Mais certes la gueule me convient mieux…
Sur le champ de bataille, j’attaque aussi un monceau de feuilles de salade…
La salade pourfendue
Serais-je devenu le Don-Quichotte du manche de couvert ?
En tout cas ma Dulcinée a concocté un bon dessert : un gâteau au sarrasin.
Le sarrasin est là !
Encore une recette de Christophe Felder… Décidément, il y a encore de l’Alsace dans l’air avec la région natale de ce pâtissier.
Le pauvre Basque déterre deux poireaux de son lopin de terre. Il les nettoie, les fend en eux dans la longueur et les plonge dans l’eau bouillante salée durant sept minutes. Pendant qu’égouttés ils refroidissent, il sort le petit morceau de jambon Xintoa niché dans un torchon à carreaux bleus et y découpe une dizaine de tranches, pas trop fines - on peut être pauvre et généreux…
Il sort deux vieilles assiettes en porcelaine blanche, dont l’une légèrement ébréchée, mais ça ne se voit que si on la retourne. Sur chacune il allonge deux moitiés de poireaux à côté des tranches de jambon disposées en éventail. Il arrose ses asperges du pauvre avec de l’huile d’olive et un peu du fond de la bouteille de vinaigre balsamique des grandes occasions qui traîne dans un coin.
Et comme il ne veut rien perdre, il fait frire les racines des poireaux dans de l’huile d’olive à laquelle s’ajoute l’huile de coude exigée pour laver, brosser et sécher les disques chevelus.
Asperges du pauvre Basque
« Ah, on a quand même des joies simples quand on vit pauvrement… Sauf que ce chignon coriace est imbouffable ! »
Le riche Alsacien va à la noce.
La mariée et ses demoiselles d’honneur sont là, arrivées tout droit de leur village natal au pied des Ballons des Vosges.
Une botte alsacienne
Le riche Alsacien pare ces grandes bringues, leur donne un bain chaud d’une douzaine de minutes dont elles sortent toutes guillerettes.
Pendant qu'égouttées elles refroidissent, il déballe ses tranches de jambon blanc braisé et jambon cru fumé, jambons tout aussi alsaciens à l’instar de l'artisan qui les a préparées et des cochons dont elles proviennent.
La tradition est de servir les asperges blanches avec trois variétés de jambon et trois sauces différentes. https://asperges.alsace/asperges-aux-3-jambons/
Mais aujourd’hui la recette sera binaire : deux jambons, deux sauces.
Il fait durcir deux œufs de qualité bio (huit minutes seulement pour obtenir le cœur du jaune légèrement mollet).
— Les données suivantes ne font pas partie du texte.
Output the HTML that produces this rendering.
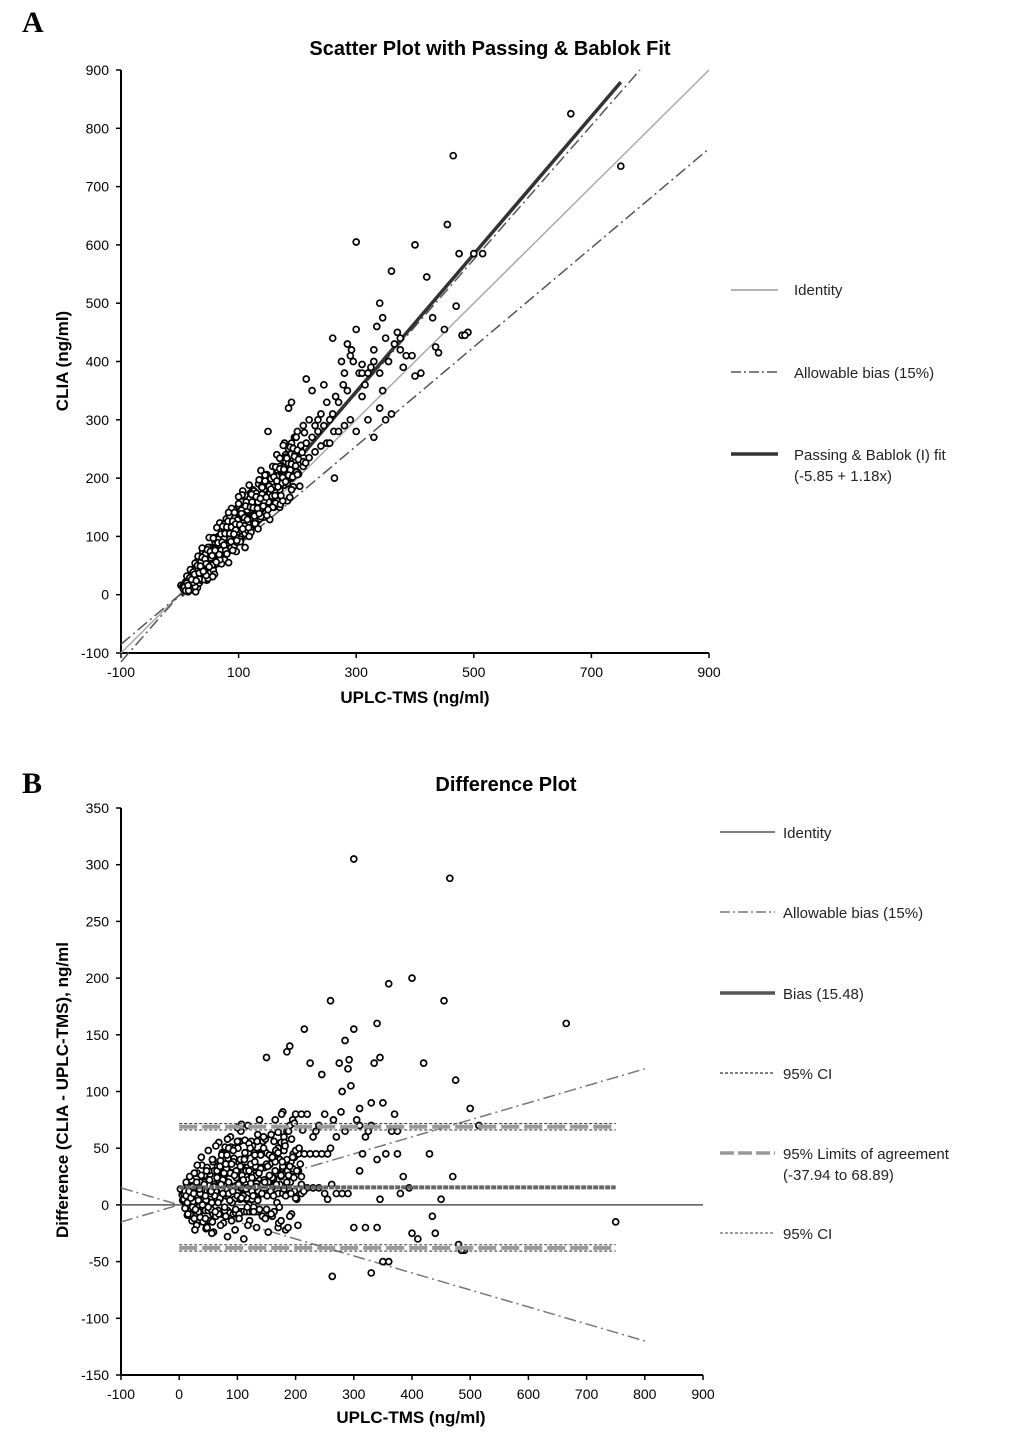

Il verse dans un cul-de-poule deux cuillerées de moutarde douce (d’Alsace, bien évidemment !) qu’il dilue par quatre cuillerées de Melfor et y fait fondre une bonne pincée de sel. Il ajoute huit cuillerées d’huile de colza (de Touraine, nobody is perfect…). Il mélange bien au fouet, puis incorpore les herbes cueillies dans la matinée au jardin (persil, ciboulette, cerfeuil, estragon) qu’il vient de ciseler. Il hache grossièrement les œufs durs, les ajoute à la préparation. Il donne un tour de moulin de poivre rouge, puis brasse délicatement avec une spatule. La sauce vinaigrette est prête.
Il dépose un jaune d’œuf au fond d’un bol avec une demi-cuillerée de moutarde mi-forte (d’Alsace ? mais oui !) et monte une mayonnaise en débutant avec de l’huile d’arachide et en finissant avec de l’huile de colza. La seconde sauce est prête.
Il sort deux pimpantes assiettes en porcelaine blanche de forme rectangulaire.
Il assure un dressage alliant tradition et modernité avec les sauces versées dans des ramequins.
Asperges du riche Alsacien 1
Asperges du riche Alsacien 2
« L’Alsace est bien dans l’assiette ! Et c’est copieux comme là-bas. Heureusement qu’il y a la bouteille de ce subtilement fruité muscat d’Alsace… »
Renseignements pris, il semblerait que le pauvre Basque ne soit pas si pauvre que ça et que le riche Alsacien ne soit pas si riche que ça…
J’ai loupé mon plat.
Il était pourtant beau, mon petit gigot d’agneau de lait…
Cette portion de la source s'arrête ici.